Nlrx1 agit comme un inhibiteur endogène de la sclérose en plaques


Gharagozloo Marjan

Université de Sherbrooke


Domaine : Maladies infectieuses et immunitaires

Programme : Formation de doctorat

Concours 2017-2018


Société canadienne de la sclérose en plaques

The immune system is a rich network of cells, tissues, and organs that helps to protect the body from bacteria, viruses, fungal infections, and parasites. Also, it is responsible for clearance of various products of metabolism and maintenance of homeostasis. The regulation of immune response is a key factor in many diseases including autoimmune diseases that arise from an abnormal immune response against body's own tissues. Multiple sclerosis (MS) is an autoimmune disease when different cell of central nervous system are attacked by activated immune cells including T cells. T cells recognize proteins in the myelin sheath that covers long projection of nerve cells (called axon), thus impeding axonal conductance. T cells that react to myelin are also present in a healthy individual; however, their activity is tightly regulated by endogenous inhibitory mechanisms that prevent T cell activation against myelin.
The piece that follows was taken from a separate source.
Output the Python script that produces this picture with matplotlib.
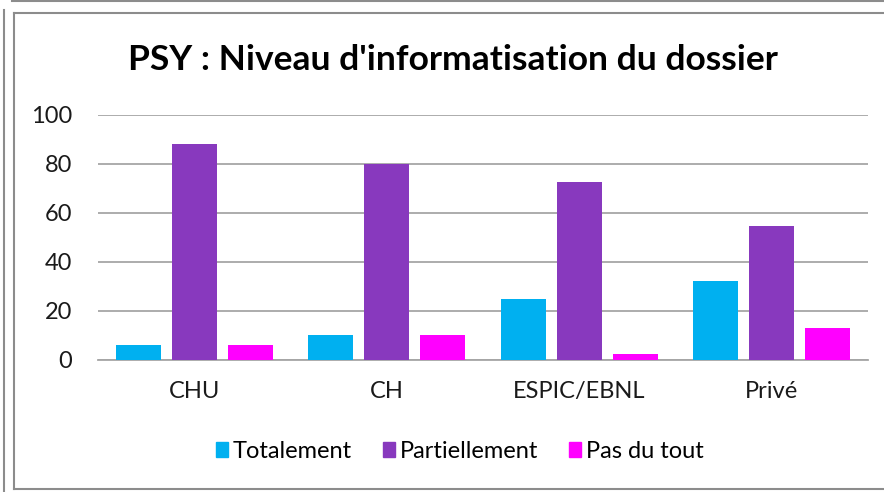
import matplotlib.pyplot as plt
from matplotlib.patches import Rectangle
from matplotlib.lines import Line2D
import numpy as np

categories = ["CHU", "CH", "ESPIC/EBNL", "Privé"]
totalement = [6, 10.2, 24.7, 32]
partiellement = [88.2, 79.8, 72.7, 54.4]
pas_du_tout = [6, 10.2, 2.2, 12.8]
series_names = ["Totalement", "Partiellement", "Pas du tout"]
colors = ["#00B0F0", "#8839BE", "#FF00FF"]

plt.rcParams['font.family'] = ['Lato', 'DejaVu Sans']

fig = plt.figure(figsize=(8.84, 4.92), dpi=100)
ax = fig.add_axes([98 / 884, 132.3 / 492, 770 / 884, 245 / 492])

x = np.arange(len(categories))
width = 0.234
step = 0.29
for i, (vals, name, col) in enumerate(zip([totalement, partiellement, pas_du_tout], series_names, colors)):
    ax.bar(x + (i - 1) * step, vals, width, color=col, label=name, zorder=3)

ax.set_xlim(-0.5, len(categories) - 0.5)
ax.set_ylim(0, 100)
ax.set_yticks(range(0, 101, 20))
ax.set_xticks(x)
ax.set_xticklabels(categories)
ax.tick_params(axis='both', length=0, labelsize=17, labelcolor='#1a1a1a')
ax.tick_params(axis='y', pad=18.5)
ax.tick_params(axis='x', pad=15)
ax.grid(axis='y', color='#A6A6A6', linewidth=1.3, zorder=0)
for s in ['top', 'right', 'left']:
    ax.spines[s].set_visible(False)
ax.spines['bottom'].set_color('#A6A6A6')
ax.spines['bottom'].set_linewidth(1.3)

fig.suptitle("PSY : Niveau d'informatisation du dossier", x=453 / 884, y=1 - 60 / 492,
             va='center', fontsize=25.5, fontweight='bold')

handles = [Rectangle((0, 0), 1, 1, color=c) for c in colors]
fig.legend(handles, series_names, loc='center', bbox_to_anchor=(460 / 884, 1 - 451 / 492),
           ncol=3, frameon=False, fontsize=17, handlelength=0.51, handleheight=0.6,
           handletextpad=0.22, columnspacing=1.3)

# chart frame borders
fig.add_artist(Line2D([4 / 884, 4 / 884], [0, 1 - 10 / 492], color='#8c8c8c', lw=1.5, transform=fig.transFigure))
fig.add_artist(Line2D([12 / 884, 1], [1 - 1 / 492, 1 - 1 / 492], color='#8c8c8c', lw=1.5, transform=fig.transFigure))
fig.add_artist(Line2D([14 / 884, 14 / 884], [3 / 492, 1 - 13 / 492], color='#8c8c8c', lw=1.5, transform=fig.transFigure))
fig.add_artist(Line2D([14 / 884, 1], [1 - 13 / 492, 1 - 13 / 492], color='#8c8c8c', lw=1.5, transform=fig.transFigure))
fig.add_artist(Line2D([14 / 884, 1], [3 / 492, 3 / 492], color='#8c8c8c', lw=1.5, transform=fig.transFigure))

fig.savefig("out.png", dpi=100)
One of those endogenous molecules that control inflammation is Nlrx1, which is found in immune cells including T cells and macrophages. Previously, we showed that Nlrx1 inhibits the progress of MS, however it is still unknown if Nlrx1 can prevent the initiation of MS.  To answer this question, we will use mice that do not have Nlrx1 and genetically engineered to have many T cells that can attack myelin. Our preliminary data showed that these mice develop MS symptoms spontaneously. We will use this mouse model to study mechanisms of Nlrx1-dependent protection in MS. Furthermore we will evaluate expression of Nlrx1 in MS patients. Findings of this research may have a significant impact on developing novel therapeutics to prevent MS.